Personal information
- Born: June 18, 1982 (age 43) San Diego, California, U.S.
- Listed height: 6 ft 0 in (1.83 m)
- Listed weight: 210 lb (95 kg)

Career information
- Position: Quarterback
- High school: West Hills (Santee, California)
- College: San Diego State

Career history
- San Diego (2005–2017); Graduate assistant (2005–2006); ; Running backs coach (2007–2008); ; Quarterbacks coach (2009–2010); ; Offensive coordinator & quarterbacks coach (2011–2012); ; Assistant head coach, offensive coordinator & quarterbacks coach (2013–2017); ; ; Michigan (2018) Offensive analyst; DC Defenders (2020) Offensive coordinator & running backs coach; Detroit Lions (2020–2024); Offensive assistant (2020); ; Offensive quality control coach (2021); ; Tight ends coach & passing game coordinator (2022); ; Passing game coordinator (2023–2024); ; ; New York Jets (2025) Offensive coordinator; Atlanta Falcons (2026–present) Passing game coordinator;
- Coaching profile at Pro Football Reference

= Tanner Engstrand =

American football coach (born 1982)

Tanner Engstrand (born June 18, 1982) is an American professional football coach who is the passing game coordinator for the Atlanta Falcons of the National Football League (NFL). Before 2026 he served as an assistant coach for the Detroit Lions from 2020 to 2024, and as the offensive coordinator of the New York Jets in 2025.

== Playing career ==
Engstrand attended Grossmont College and transferred to San Diego State, where he played quarterback from 2003 to 2004.

== Coaching career ==
Engstrand began his coaching career at San Diego as a graduate assistant under Jim Harbaugh.

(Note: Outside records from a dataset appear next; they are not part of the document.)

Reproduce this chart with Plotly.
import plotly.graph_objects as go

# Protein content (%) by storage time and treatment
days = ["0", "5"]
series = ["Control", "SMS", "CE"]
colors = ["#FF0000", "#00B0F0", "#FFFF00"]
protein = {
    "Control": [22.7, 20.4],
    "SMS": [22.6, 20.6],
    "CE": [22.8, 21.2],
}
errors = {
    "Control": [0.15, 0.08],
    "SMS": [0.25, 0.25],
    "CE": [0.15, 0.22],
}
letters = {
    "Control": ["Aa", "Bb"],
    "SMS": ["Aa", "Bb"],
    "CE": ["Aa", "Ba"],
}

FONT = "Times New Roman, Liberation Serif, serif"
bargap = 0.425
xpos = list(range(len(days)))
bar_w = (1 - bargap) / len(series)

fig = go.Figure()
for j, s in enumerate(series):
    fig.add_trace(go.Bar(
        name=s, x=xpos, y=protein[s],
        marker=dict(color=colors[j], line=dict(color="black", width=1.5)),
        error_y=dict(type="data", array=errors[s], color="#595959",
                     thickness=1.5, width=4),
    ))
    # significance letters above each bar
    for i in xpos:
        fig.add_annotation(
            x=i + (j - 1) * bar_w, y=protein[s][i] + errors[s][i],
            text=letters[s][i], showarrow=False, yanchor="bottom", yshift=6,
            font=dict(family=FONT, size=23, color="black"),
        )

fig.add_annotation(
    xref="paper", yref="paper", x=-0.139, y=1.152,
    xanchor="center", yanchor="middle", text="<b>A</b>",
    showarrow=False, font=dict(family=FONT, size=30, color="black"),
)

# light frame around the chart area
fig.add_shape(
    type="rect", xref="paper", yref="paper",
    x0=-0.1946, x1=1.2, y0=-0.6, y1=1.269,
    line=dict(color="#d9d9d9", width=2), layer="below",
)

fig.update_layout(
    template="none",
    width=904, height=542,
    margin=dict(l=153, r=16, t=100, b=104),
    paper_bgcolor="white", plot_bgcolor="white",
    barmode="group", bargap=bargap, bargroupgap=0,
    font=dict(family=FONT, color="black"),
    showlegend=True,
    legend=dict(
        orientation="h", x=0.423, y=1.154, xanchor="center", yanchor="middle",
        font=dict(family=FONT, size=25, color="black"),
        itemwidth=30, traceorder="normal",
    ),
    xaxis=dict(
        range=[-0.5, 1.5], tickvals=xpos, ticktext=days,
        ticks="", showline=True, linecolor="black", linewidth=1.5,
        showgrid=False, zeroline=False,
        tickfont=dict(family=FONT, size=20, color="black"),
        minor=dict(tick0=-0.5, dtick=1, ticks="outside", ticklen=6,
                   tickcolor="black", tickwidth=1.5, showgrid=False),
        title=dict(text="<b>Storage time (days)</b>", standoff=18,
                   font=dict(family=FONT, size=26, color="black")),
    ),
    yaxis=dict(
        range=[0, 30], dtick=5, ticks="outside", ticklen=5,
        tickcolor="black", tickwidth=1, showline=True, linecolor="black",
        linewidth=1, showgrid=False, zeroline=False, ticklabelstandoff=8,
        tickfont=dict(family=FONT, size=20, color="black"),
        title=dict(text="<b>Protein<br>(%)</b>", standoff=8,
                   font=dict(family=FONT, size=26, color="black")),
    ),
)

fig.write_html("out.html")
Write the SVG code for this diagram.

He later coached running backs and quarterbacks at San Diego before being promoted to offensive coordinator in 2011. Engstrand was also an offensive analyst under Harbaugh at Michigan in 2018.

=== DC Defenders ===
Engstrand was named the offensive coordinator for the DC Defenders of the XFL in 2019.

=== Detroit Lions ===
After the XFL ceased operations, Engstrand was hired as an offensive assistant for the Detroit Lions in 2020. He was promoted to tight ends coach and passing game coordinator in 2022.

===New York Jets===
On January 31, 2025, the New York Jets hired Engstrand as their new offensive coordinator under head coach Aaron Glenn. He would later be fired by the Jets on January 28, 2026, after one season.

===Atlanta Falcons===
On February 1, 2026, the Atlanta Falcons hired Engstrand as passing game coordinator under new head coach, Kevin Stefanski.